Listed entries:

+-------+

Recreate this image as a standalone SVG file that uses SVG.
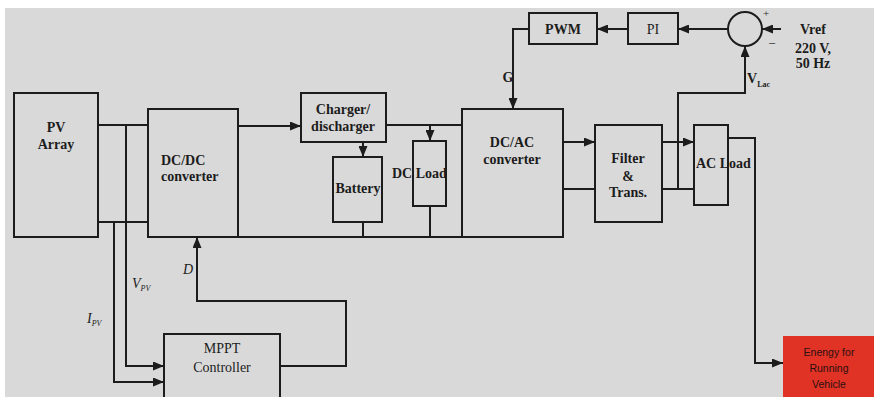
<svg xmlns="http://www.w3.org/2000/svg" width="874" height="397" viewBox="0 0 874 397">
<defs>
<style>
.box{fill:#d9d9d9;stroke:#1c1c1c;stroke-width:2}
.wire{fill:none;stroke:#1c1c1c;stroke-width:2}
.arr{marker-end:url(#ah)}
.t{font-family:"Liberation Serif","Times New Roman",serif;font-weight:bold;font-size:14px;fill:#1c1c1c;text-anchor:middle}
.r{font-weight:normal}
.i{font-family:"Liberation Serif","Times New Roman",serif;font-style:italic;font-size:14px;fill:#1c1c1c}
.s{font-size:8px}
.red{font-family:"Liberation Sans",Arial,sans-serif;font-size:10.5px;fill:#2a1010;text-anchor:middle}
</style>
<marker id="ah" markerWidth="11" markerHeight="9" refX="11" refY="4.5" orient="auto" markerUnits="userSpaceOnUse">
<path d="M0,0 L11,4.5 L0,9 z" fill="#1c1c1c"/>
</marker>
</defs>
<rect x="0" y="0" width="874" height="397" fill="#ffffff"/>
<rect x="5" y="8" width="869" height="389" fill="#d9d9d9"/>

<g id="connectors">
<!-- PV to DC/DC -->
<path class="wire" d="M98,125 H148"/>
<path class="wire" d="M98,222 H148"/>
<!-- V_PV, I_PV to MPPT -->
<path class="wire arr" d="M126,125 V366 H164"/>
<path class="wire arr" d="M114,222 V382 H164"/>
<!-- MPPT D feedback -->
<path class="wire arr" d="M280,366 H346 V301 H197 V237"/>
<!-- DC/DC to charger -->
<path class="wire arr" d="M238,126 H301"/>
<!-- bottom bus -->
<path class="wire" d="M238,237 H462"/>
<!-- charger to battery -->
<path class="wire arr" d="M363,142 V157"/>
<path class="wire" d="M363,222 V237"/>
<!-- charger to DC/AC and DC load -->
<path class="wire" d="M386,125 H462"/>
<path class="wire arr" d="M430,125 V141"/>
<path class="wire" d="M430,206 V237"/>
<!-- DC/AC to filter -->
<path class="wire arr" d="M563,142 H595"/>
<path class="wire" d="M563,189 H595"/>
<!-- filter to AC load -->
<path class="wire arr" d="M662,142 H694"/>
<path class="wire" d="M662,189 H694"/>
<!-- VLac feedback -->
<path class="wire arr" d="M678,189 V93 H745 V46"/>
<!-- comparator to PI -->
<path class="wire arr" d="M728,29 H678"/>
<path class="wire arr" d="M628,29 H597"/>
<path class="wire arr" d="M529,29 H513 V109"/>
<!-- Vref -->
<path class="wire arr" d="M781,29 H762"/>
<!-- AC load to vehicle -->
<path class="wire arr" d="M728,138 H755 V363 H783"/>
</g>

<g id="pv-array">
<rect class="box" x="14" y="93" width="84" height="144"/>
<text class="t" x="56" y="132">PV</text>
<text class="t" x="56" y="149">Array</text>
</g>
<g id="dcdc">
<rect class="box" x="148" y="109" width="90" height="128"/>
<text class="t" x="161" y="165" style="text-anchor:start">DC/DC</text>
<text class="t" x="161" y="181" style="text-anchor:start">converter</text>
</g>
<g id="charger">
<rect class="box" x="301" y="93" width="85" height="49"/>
<text class="t" x="343" y="114">Charger/</text>
<text class="t" x="343" y="131">discharger</text>
</g>
<g id="battery">
<rect class="box" x="333" y="157" width="49" height="65"/>
<text class="t" x="358" y="193">Battery</text>
</g>
<g id="dcload">
<rect class="box" x="413" y="141" width="33" height="65"/>
<text class="t" x="392" y="178" style="text-anchor:start">DC  Load</text>
</g>
<g id="dcac">
<rect class="box" x="462" y="109" width="101" height="128"/>
<text class="t" x="512" y="147">DC/AC</text>
<text class="t" x="512" y="164">converter</text>
</g>
<g id="filter">
<rect class="box" x="595" y="125" width="67" height="97"/>
<text class="t" x="628" y="163">Filter</text>
<text class="t" x="628" y="181">&amp;</text>
<text class="t" x="628" y="197">Trans.</text>
</g>
<g id="acload">
<rect class="box" x="694" y="125" width="34" height="80"/>
<text class="t" x="696" y="168" style="text-anchor:start">AC Load</text>
</g>
<g id="pwm">
<rect class="box" x="529" y="13" width="68" height="31"/>
<text class="t" x="563" y="34">PWM</text>
</g>
<g id="pi">
<rect class="box" x="628" y="13" width="50" height="31"/>
<text class="t r" x="653" y="34">PI</text>
</g>
<g id="comparator">
<circle class="box" cx="745" cy="29" r="17"/>
<text class="t r" x="766" y="17" style="font-size:11px">+</text>
<text class="t r" x="772" y="48" style="font-size:13px">−</text>
</g>
<g id="vref">
<text class="t" x="813" y="34">Vref</text>
<text class="t" x="813" y="53">220 V,</text>
<text class="t" x="813" y="68">50 Hz</text>
</g>
<g id="mppt">
<rect class="box" x="164" y="334" width="116" height="70"/>
<text class="t r" x="222" y="353">MPPT</text>
<text class="t r" x="222" y="372">Controller</text>
</g>
<g id="vehicle">
<rect x="783" y="336" width="91" height="61" fill="#e03326"/>
<text class="red" x="829" y="356">Enengy for</text>
<text class="red" x="829" y="372">Running</text>
<text class="red" x="829" y="388">Vehicle</text>
</g>
<g id="labels">
<text class="t" x="508" y="82">G</text>
<text class="t" x="747" y="83" style="text-anchor:start">V<tspan class="s" dy="4">Lac</tspan></text>
<text class="i" x="183" y="274">D</text>
<text class="i" x="132" y="288">V<tspan class="s" dy="3">PV</tspan></text>
<text class="i" x="87" y="323">I<tspan class="s" dy="3">PV</tspan></text>
</g>
</svg>
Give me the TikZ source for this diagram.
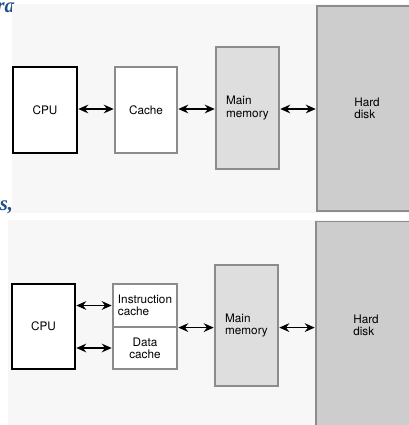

+-------+

What is being asked:
Only a number is wanted: how many lines of the material above hold "this"?

Complete response:
2